■ Aim of the task:
Copy exactly the lines of the records below, and only those lines, beginning with the line that contains "Write a LaTeX" and ending with the line that contains "(0,0) rectangle (623,411);".

■ Exercise material:
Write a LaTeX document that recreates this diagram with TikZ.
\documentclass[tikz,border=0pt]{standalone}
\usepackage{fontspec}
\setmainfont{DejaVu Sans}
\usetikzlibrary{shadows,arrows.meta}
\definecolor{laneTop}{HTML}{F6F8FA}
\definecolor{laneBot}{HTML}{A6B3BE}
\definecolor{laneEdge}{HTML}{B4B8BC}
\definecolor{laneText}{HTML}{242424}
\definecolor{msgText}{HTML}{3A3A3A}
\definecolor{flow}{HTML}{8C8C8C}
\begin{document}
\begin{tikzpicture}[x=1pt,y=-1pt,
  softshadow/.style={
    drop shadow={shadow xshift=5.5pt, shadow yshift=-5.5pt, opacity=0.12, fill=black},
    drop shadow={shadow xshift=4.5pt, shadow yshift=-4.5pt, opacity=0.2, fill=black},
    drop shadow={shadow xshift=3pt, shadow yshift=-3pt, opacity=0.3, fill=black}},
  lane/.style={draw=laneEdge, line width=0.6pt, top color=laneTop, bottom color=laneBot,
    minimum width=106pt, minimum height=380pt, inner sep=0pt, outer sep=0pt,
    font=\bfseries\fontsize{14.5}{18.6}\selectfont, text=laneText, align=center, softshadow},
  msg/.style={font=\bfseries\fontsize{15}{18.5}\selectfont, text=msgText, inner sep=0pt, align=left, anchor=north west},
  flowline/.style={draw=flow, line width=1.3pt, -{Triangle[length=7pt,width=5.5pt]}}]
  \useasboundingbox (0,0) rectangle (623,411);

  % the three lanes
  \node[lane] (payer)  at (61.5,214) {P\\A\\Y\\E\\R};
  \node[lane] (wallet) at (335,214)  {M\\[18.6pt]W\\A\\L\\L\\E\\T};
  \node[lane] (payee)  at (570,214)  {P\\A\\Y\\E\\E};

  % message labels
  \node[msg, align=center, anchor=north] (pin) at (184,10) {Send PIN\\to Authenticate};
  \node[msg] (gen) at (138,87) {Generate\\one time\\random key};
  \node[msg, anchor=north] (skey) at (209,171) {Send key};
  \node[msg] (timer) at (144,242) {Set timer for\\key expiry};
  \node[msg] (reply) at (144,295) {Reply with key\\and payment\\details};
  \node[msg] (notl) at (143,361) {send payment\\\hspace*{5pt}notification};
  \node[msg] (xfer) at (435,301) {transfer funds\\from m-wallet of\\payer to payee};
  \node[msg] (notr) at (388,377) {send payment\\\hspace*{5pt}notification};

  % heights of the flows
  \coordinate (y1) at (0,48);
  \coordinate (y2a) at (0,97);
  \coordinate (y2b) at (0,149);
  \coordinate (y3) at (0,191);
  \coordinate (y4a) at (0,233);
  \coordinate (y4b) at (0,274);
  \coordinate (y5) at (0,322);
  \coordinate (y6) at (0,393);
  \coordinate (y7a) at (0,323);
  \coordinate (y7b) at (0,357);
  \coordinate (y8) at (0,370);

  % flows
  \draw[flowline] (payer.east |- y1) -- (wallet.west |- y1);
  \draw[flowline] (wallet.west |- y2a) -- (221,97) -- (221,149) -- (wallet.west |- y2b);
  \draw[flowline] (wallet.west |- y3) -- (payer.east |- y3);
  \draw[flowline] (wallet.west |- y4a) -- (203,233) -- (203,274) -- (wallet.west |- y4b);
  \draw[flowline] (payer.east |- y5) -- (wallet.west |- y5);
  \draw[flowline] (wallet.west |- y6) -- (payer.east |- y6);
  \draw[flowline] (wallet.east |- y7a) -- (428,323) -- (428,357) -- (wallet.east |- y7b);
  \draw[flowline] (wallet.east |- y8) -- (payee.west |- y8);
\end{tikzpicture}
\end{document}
* * *
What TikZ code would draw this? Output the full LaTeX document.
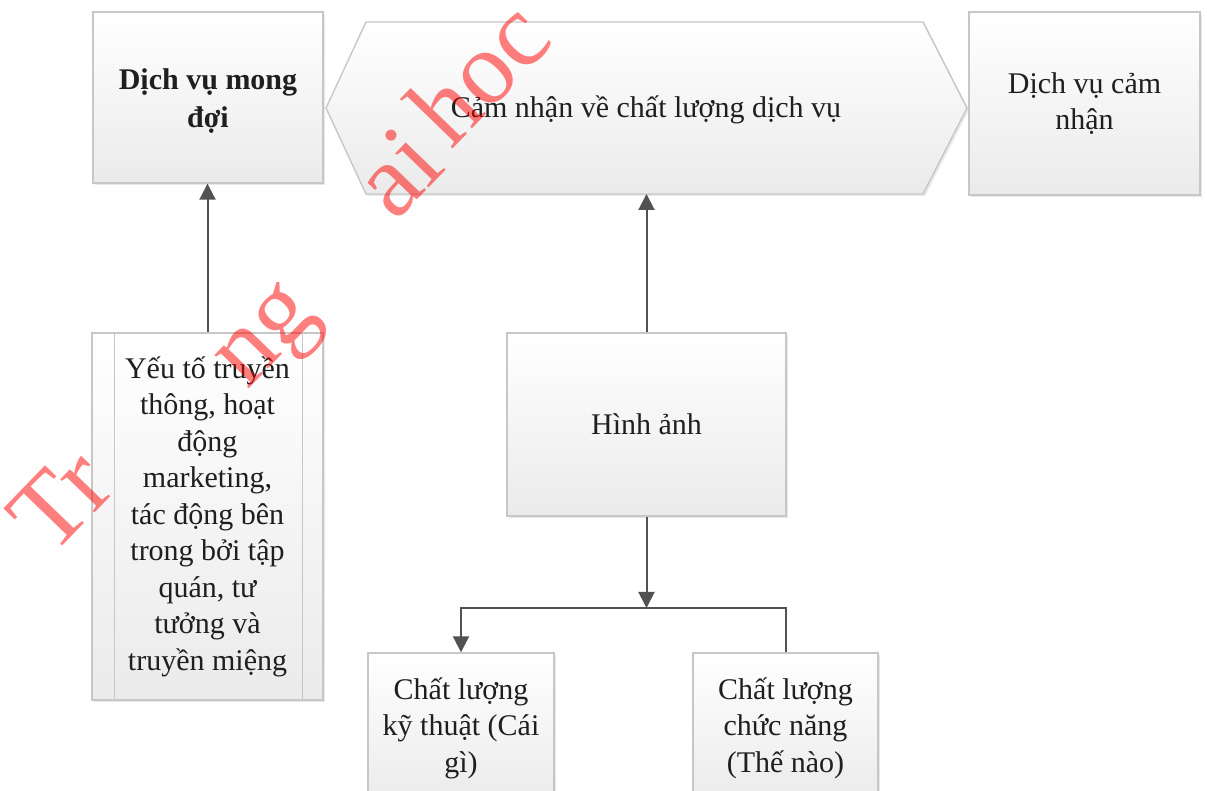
==
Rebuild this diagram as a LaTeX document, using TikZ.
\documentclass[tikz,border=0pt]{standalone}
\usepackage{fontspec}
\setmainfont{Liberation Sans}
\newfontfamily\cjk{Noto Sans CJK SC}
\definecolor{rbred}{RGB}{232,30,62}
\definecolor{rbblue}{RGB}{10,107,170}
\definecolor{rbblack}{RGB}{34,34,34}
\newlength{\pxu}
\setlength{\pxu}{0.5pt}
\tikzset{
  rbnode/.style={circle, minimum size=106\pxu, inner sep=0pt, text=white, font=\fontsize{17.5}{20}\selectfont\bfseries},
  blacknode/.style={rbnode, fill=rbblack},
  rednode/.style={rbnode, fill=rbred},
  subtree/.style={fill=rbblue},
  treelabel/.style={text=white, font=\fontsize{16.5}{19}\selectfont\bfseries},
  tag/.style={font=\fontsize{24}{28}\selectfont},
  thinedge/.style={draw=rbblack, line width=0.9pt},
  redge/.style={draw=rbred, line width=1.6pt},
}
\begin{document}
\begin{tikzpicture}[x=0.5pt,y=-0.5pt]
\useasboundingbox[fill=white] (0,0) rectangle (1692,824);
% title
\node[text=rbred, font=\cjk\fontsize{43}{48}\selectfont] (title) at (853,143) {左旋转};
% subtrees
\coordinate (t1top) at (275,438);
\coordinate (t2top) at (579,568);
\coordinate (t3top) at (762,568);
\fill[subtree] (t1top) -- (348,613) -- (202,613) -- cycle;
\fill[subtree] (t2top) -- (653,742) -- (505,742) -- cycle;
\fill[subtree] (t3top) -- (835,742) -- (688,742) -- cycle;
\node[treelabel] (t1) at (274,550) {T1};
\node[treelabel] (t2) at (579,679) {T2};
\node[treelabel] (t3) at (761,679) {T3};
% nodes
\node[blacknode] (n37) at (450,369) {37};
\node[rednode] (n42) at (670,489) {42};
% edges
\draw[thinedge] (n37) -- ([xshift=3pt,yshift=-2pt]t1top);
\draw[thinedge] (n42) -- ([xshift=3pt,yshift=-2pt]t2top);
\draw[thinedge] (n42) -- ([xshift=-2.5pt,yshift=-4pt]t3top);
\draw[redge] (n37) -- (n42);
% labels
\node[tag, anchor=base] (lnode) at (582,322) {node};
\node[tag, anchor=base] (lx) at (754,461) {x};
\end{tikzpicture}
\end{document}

■ Full output:
Write a LaTeX document that recreates this diagram with TikZ.
\documentclass[tikz,border=0pt]{standalone}
\usepackage{fontspec}
\setmainfont{DejaVu Sans}
\usetikzlibrary{shadows,arrows.meta}
\definecolor{laneTop}{HTML}{F6F8FA}
\definecolor{laneBot}{HTML}{A6B3BE}
\definecolor{laneEdge}{HTML}{B4B8BC}
\definecolor{laneText}{HTML}{242424}
\definecolor{msgText}{HTML}{3A3A3A}
\definecolor{flow}{HTML}{8C8C8C}
\begin{document}
\begin{tikzpicture}[x=1pt,y=-1pt,
  softshadow/.style={
    drop shadow={shadow xshift=5.5pt, shadow yshift=-5.5pt, opacity=0.12, fill=black},
    drop shadow={shadow xshift=4.5pt, shadow yshift=-4.5pt, opacity=0.2, fill=black},
    drop shadow={shadow xshift=3pt, shadow yshift=-3pt, opacity=0.3, fill=black}},
  lane/.style={draw=laneEdge, line width=0.6pt, top color=laneTop, bottom color=laneBot,
    minimum width=106pt, minimum height=380pt, inner sep=0pt, outer sep=0pt,
    font=\bfseries\fontsize{14.5}{18.6}\selectfont, text=laneText, align=center, softshadow},
  msg/.style={font=\bfseries\fontsize{15}{18.5}\selectfont, text=msgText, inner sep=0pt, align=left, anchor=north west},
  flowline/.style={draw=flow, line width=1.3pt, -{Triangle[length=7pt,width=5.5pt]}}]
  \useasboundingbox (0,0) rectangle (623,411);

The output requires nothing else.